More awards under Green Mark scheme

More awards under Green Mark scheme





MINISTER for National Development Mah Bow Tan emphasised the need for a sustainable built environment at the Building and Construction Authority Awards Night by announcing enhancements to the Green Mark scheme.



‘The scheme has been well accepted by the industry and is now a recognised achievement. With the green building movement in Singapore gaining momentum, it is timely to enhance the scheme and apply the Green Mark concept to the wider physical environment,’ he said.


The enhancements include two revisions to the Green Mark Incentive Scheme, a $20 million fund set aside in December 2006 to reward developers of projects certified Gold or above. A total of $2.6 million has been awarded to 17 projects so far.


The first change extends the incentive scheme to smaller buildings by reducing the minimum ground floor area eligibility requirement to 2,000 square metres from 5,000 sq m, while the second broadens it to include architects and engineers involved in new developments.


Offering architects and engineers monetary motivation to incorporate green features into building designs from Day One would lead to ‘lower green cost premiums’, defined as cost of greening over total construction cost, pointed out BCA chief executive John Keung.


Mr Mah also inaugurated the stringent Green Mark Champion award for developers. To qualify for the award, a developer or building owner must have no less than 10 projects rated Gold or above, with at least three Gold Plus and three Platinum awards.


With a stable of 21 projects rated Gold or above, including five Gold Plus and five Platinum efforts, City Developments Ltd was the sole recipient of the new award.


The subsequent benchmark, Green Mark Platinum Champion, demands no less than 50 Gold or above projects, of which at least 15 must be Gold Plus and at least 15 Platinum.

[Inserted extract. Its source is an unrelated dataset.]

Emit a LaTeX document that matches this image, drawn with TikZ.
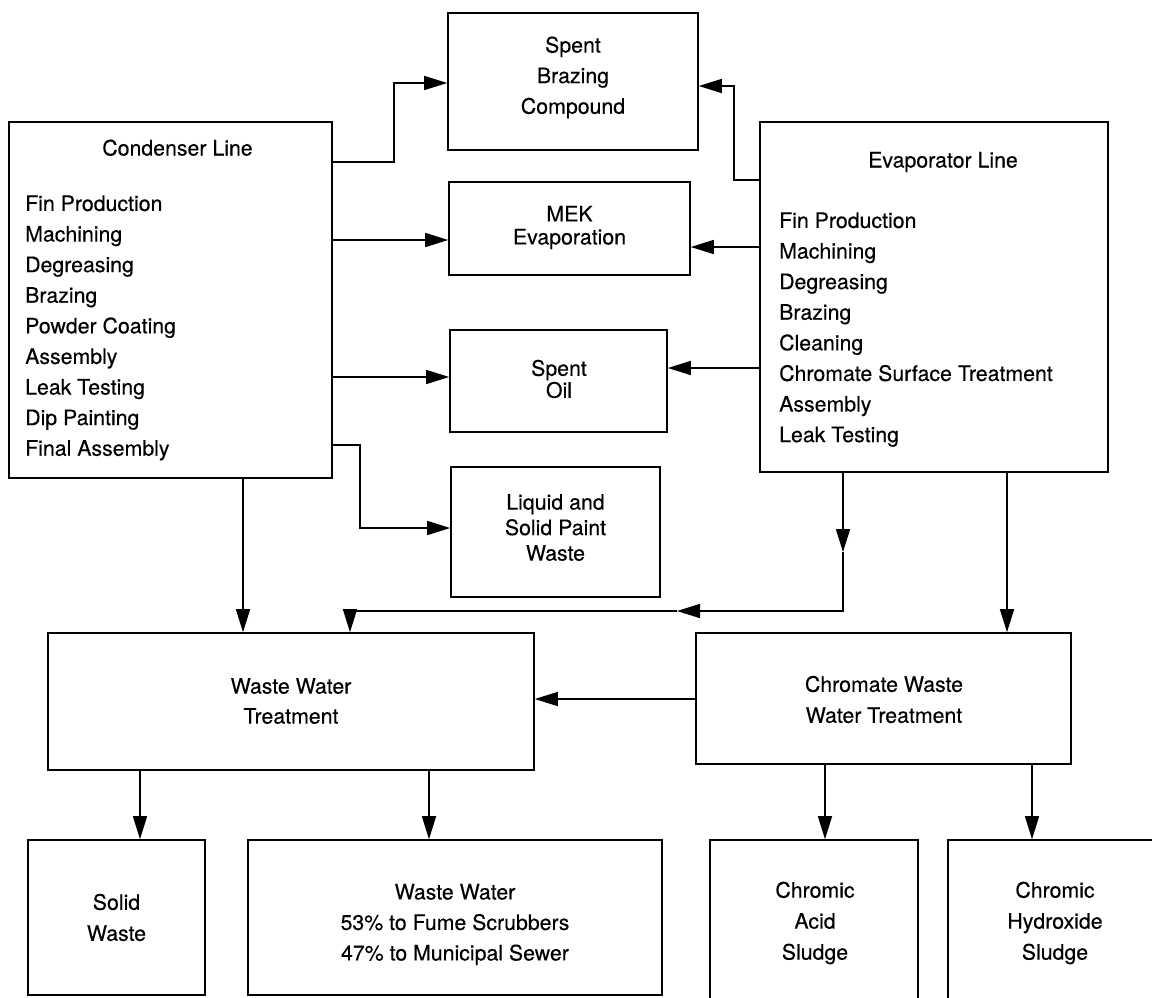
\documentclass[tikz,border=0pt]{standalone}
\usepackage{fontspec}
\setmainfont{TeX Gyre Heros}[FakeBold=0.3]
\usetikzlibrary{arrows.meta}
\begin{document}
\begin{tikzpicture}[x=1pt,y=-1pt,
  blk/.style={draw, line width=1.6pt, rectangle, inner sep=0pt},
  lbl/.style={font=\fontsize{21.3}{#1}\selectfont\addfontfeature{FakeBold=0.3}, inner sep=0pt, align=center},
  lbl/.default=30.6,
  arr/.style={line width=1.6pt, -{Triangle[length=23pt,width=14pt]}}]
\useasboundingbox (0,0) rectangle (1152,997);
\fill[white] (0,0) rectangle (1152,997);
% boxes
\node[blk, minimum width=323pt, minimum height=356pt] (cond) at (170.5,300) {};
\node[blk, minimum width=348pt, minimum height=350pt] (evap) at (934,297) {};
\node[blk, minimum width=250pt, minimum height=137pt] (sbc) at (573,81.5) {};
\node[blk, minimum width=241pt, minimum height=93pt] (mek) at (569.5,228.5) {};
\node[blk, minimum width=217pt, minimum height=102pt] (oil) at (558.5,381) {};
\node[blk, minimum width=209pt, minimum height=130pt] (paint) at (555.5,532) {};
\node[blk, minimum width=486pt, minimum height=137pt] (wwt) at (291,701.5) {};
\node[blk, minimum width=375pt, minimum height=131pt] (cwt) at (883.5,698.5) {};
\node[blk, minimum width=177pt, minimum height=155pt] (solid) at (116.5,917.5) {};
\node[blk, minimum width=414pt, minimum height=155pt] (ww) at (455,917.5) {};
\node[blk, minimum width=208pt, minimum height=170pt] (acid) at (814,925) {};
\node[blk, minimum width=214pt, minimum height=170pt] (hyd) at (1055,925) {};
% texts
\node[lbl, anchor=base] (condT) at (177.5,155.5) {Condenser Line};
\node[lbl, align=left, anchor=north west] (condL) at (25,195.2) {Fin Production\\Machining\\Degreasing\\Brazing\\Powder Coating\\Assembly\\Leak Testing\\Dip Painting\\Final Assembly};
\node[lbl, anchor=base] (evapT) at (943,167.5) {Evaporator Line};
\node[lbl, align=left, anchor=north west] (evapL) at (779,212.2) {Fin Production\\Machining\\Degreasing\\Brazing\\Cleaning\\Chromate Surface Treatment\\Assembly\\Leak Testing};
\node[lbl] (sbcT) at (573,77.5) {Spent\\Brazing\\Compound};
\node[lbl=23] (mekT) at (569.5,227.5) {MEK\\Evaporation};
\node[lbl=22] (oilT) at (559,379) {Spent\\Oil};
\node[lbl=25.5] (paintT) at (555.5,527.5) {Liquid and\\Solid Paint\\Waste};
\node[lbl=30] (wwtT) at (291,701) {Waste Water\\Treatment};
\node[lbl=31] (cwtT) at (884,699.5) {Chromate Waste\\Water Treatment};
\node[lbl=31] (solidT) at (116.5,917.5) {Solid\\Waste};
\node[lbl=30.5] (wwT) at (455,924.5) {Waste Water\\53\% to Fume Scrubbers\\47\% to Municipal Sewer};
\node[lbl=31] (acidT) at (815,923) {Chromic\\Acid\\Sludge};
\node[lbl=31] (hydT) at (1055,923) {Chromic\\Hydroxide\\Sludge};
% helper coordinates
\coordinate (k1) at (394,162); \coordinate (k2) at (394,83);
\coordinate (k3) at (0,240); \coordinate (k4) at (0,377);
\coordinate (k5) at (360,445); \coordinate (k6) at (360,528);
\coordinate (k7) at (243,0);
\coordinate (e1) at (734,180); \coordinate (e2) at (734,86);
\coordinate (e3) at (0,247); \coordinate (e4) at (0,368);
\coordinate (e5) at (843,552); \coordinate (e6) at (843,611);
\coordinate (e7) at (677,611); \coordinate (e8) at (350,611);
\coordinate (e9) at (1007,0);
\coordinate (c1) at (0,699);
\coordinate (w1) at (140,0); \coordinate (w2) at (429,0);
\coordinate (c2) at (825,0); \coordinate (c3) at (1032,0);
% connectors
\draw[arr] (cond.east |- k1) -- (k1) -- (k2) -- (sbc.west |- k2);
\draw[arr] (cond.east |- k3) -- (mek.west |- k3);
\draw[arr] (cond.east |- k4) -- (oil.west |- k4);
\draw[arr] (cond.east |- k5) -- (k5) -- (k6) -- (paint.west |- k6);
\draw[arr] (cond.south -| k7) -- (wwt.north -| k7);
\draw[arr] (evap.west |- e1) -- (e1) -- (e2) -- (sbc.east |- e2);
\draw[arr] (evap.west |- e3) -- (mek.east |- e3);
\draw[arr] (evap.west |- e4) -- (oil.east |- e4);
\draw[arr] (evap.south -| e5) -- (e5);
\draw[arr] (e5) -- (e6) -- (e7);
\draw[arr] (e7) -- (e8) -- (wwt.north -| e8);
\draw[arr] (evap.south -| e9) -- (cwt.north -| e9);
\draw[arr] (cwt.west |- c1) -- (wwt.east |- c1);
\draw[arr] (wwt.south -| w1) -- (solid.north -| w1);
\draw[arr] (wwt.south -| w2) -- (ww.north -| w2);
\draw[arr] (cwt.south -| c2) -- (acid.north -| c2);
\draw[arr] (cwt.south -| c3) -- (hyd.north -| c3);
\end{tikzpicture}
\end{document}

The final enhancement announced was the Green Mark for Parks scheme, a collaboration between BCA and the National Parks Board. Open to a wide variety of parks both here and overseas, it looks out for waste and material minimisation, water and energy efficiency, park management, and conservation and heritage.


Fort Canning Park and Sungei Buloh Wetland Reserve won Gold, while Chinese Garden attained certification. Key features at the parks include designated composting areas, use of rain water for cleaning and plant maintenance, and preservation of heritage trees.